For the software developers who create the applications and experiences that give VR hardware its value, the pause has fractured what was becoming a unified and attractive target platform. Instead of optimizing their applications for a growing family of Horizon OS-powered devices, developers must now confront a more fragmented market. This forces a strategic shift away from platform-specific optimization and toward a more defensive, multi-platform development approach. Many are now expected to prioritize the creation of modular applications with web-based fallbacks, using standards like WebXR to ensure their software can run across a wider range of devices, even if it means sacrificing some performance or platform-specific features. This strategic pivot is a direct response to the newly highlighted platform risk; developers are keenly aware that building too deeply into a single closed ecosystem leaves them vulnerable to unilateral decisions made by the platform owner. The result is a more cautious and fragmented developer community, which could slow the pace of high-end, native VR app innovation.

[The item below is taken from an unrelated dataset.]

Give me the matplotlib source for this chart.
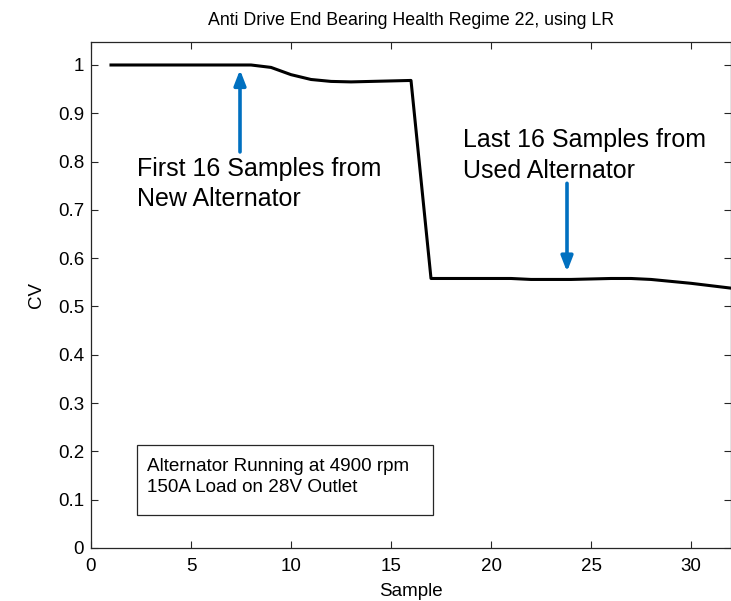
import matplotlib
matplotlib.use("Agg")
import matplotlib.pyplot as plt
from matplotlib.patches import Rectangle

plt.rcParams['font.family'] = ['Liberation Sans', 'DejaVu Sans']

samples = list(range(1, 33))
cv = [1.0, 1.0, 1.0, 1.0, 1.0, 1.0, 1.0, 1.0,
      0.995, 0.980, 0.970, 0.966, 0.965, 0.966, 0.967, 0.968,
      0.558, 0.558, 0.558, 0.558, 0.558, 0.556, 0.556, 0.556,
      0.557, 0.558, 0.558, 0.556, 0.552, 0.548, 0.543, 0.538]
xticks = [0, 5, 10, 15, 20, 25, 30]
yticks = [0, 0.1, 0.2, 0.3, 0.4, 0.5, 0.6, 0.7, 0.8, 0.9, 1.0]
ytick_labels = ['0', '0.1', '0.2', '0.3', '0.4', '0.5', '0.6', '0.7', '0.8', '0.9', '1']

title = "Anti Drive End Bearing Health Regime 22, using LR"
note_new = "First 16 Samples from\nNew Alternator"
note_used = "Last 16 Samples from\nUsed Alternator"
box_text = "Alternator Running at 4900 rpm\n150A Load on 28V Outlet"

fig = plt.figure(figsize=(7.31, 6.01), dpi=100)
ax = fig.add_axes([91/731, 53/601, 640/731, 506/601])
ax.plot(samples, cv, color='black', linewidth=2.2, solid_joinstyle='round')
ax.set_xlim(0, 32)
ax.set_ylim(0, 1.0476)
ax.set_xticks(xticks)
ax.set_yticks(yticks)
ax.set_yticklabels(ytick_labels)
ax.tick_params(direction='in', length=5, width=0.8, top=True, right=True,
               labelsize=13.5, colors='#262626', labelcolor='black')
ax.tick_params(axis='x', pad=7)
ax.tick_params(axis='y', pad=5)
for s in ax.spines.values():
    s.set_linewidth(0.9)
    s.set_color('#262626')

ax.set_title(title, fontsize=12.8, pad=12.5)
ax.set_xlabel("Sample", fontsize=13.5, labelpad=6)
ax.set_ylabel("CV", fontsize=13.5, labelpad=9)

blue = '#0070C0'
ax.annotate('', xy=(7.45, 0.99), xytext=(7.45, 0.82),
            arrowprops=dict(arrowstyle='-|>,head_length=0.9,head_width=0.35',
                            color=blue, lw=2.6, shrinkA=0, shrinkB=0))
ax.annotate('', xy=(23.8, 0.572), xytext=(23.8, 0.755),
            arrowprops=dict(arrowstyle='-|>,head_length=0.9,head_width=0.35',
                            color=blue, lw=2.6, shrinkA=0, shrinkB=0))
ax.text(2.3, 0.754, note_new, fontsize=18, va='center', ha='left', linespacing=1.32)
ax.text(18.6, 0.8126, note_used, fontsize=18, va='center', ha='left', linespacing=1.32)

ax.add_patch(Rectangle((46/640, 33/506), 296/640, 70/506, transform=ax.transAxes,
                       fill=False, edgecolor='#262626', linewidth=0.9))
ax.text(56/640, 0.1403, box_text, transform=ax.transAxes, fontsize=13.6,
        va='center', ha='left', linespacing=1.35)

fig.savefig("out.png", dpi=100)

An Unintended Advantage for Competitors
In retrospect, Meta’s decision to halt the licensing of Horizon OS created a power vacuum that its rivals were quick to exploit. By closing off its ecosystem, the company inadvertently handed a significant competitive advantage to other platform builders who were championing a more open and collaborative approach. This move was widely seen as a strategic misstep that alienated hardware partners and developers alike, pushing them directly into the arms of competitors who offered more stable and predictable roadmaps. The pause raised critical questions across the industry about the long-term viability of a closed-platform model in a market that thrives on innovation and diversity. It became a stark illustration of how platform control, when wielded too aggressively, could become the primary barrier to technological advancement, rather than its enabler. This pivotal moment shifted the industry’s focus, suggesting that the future of augmented and virtual reality would be defined not just by the quality of the technology, but by the philosophies of the ecosystems that supported it.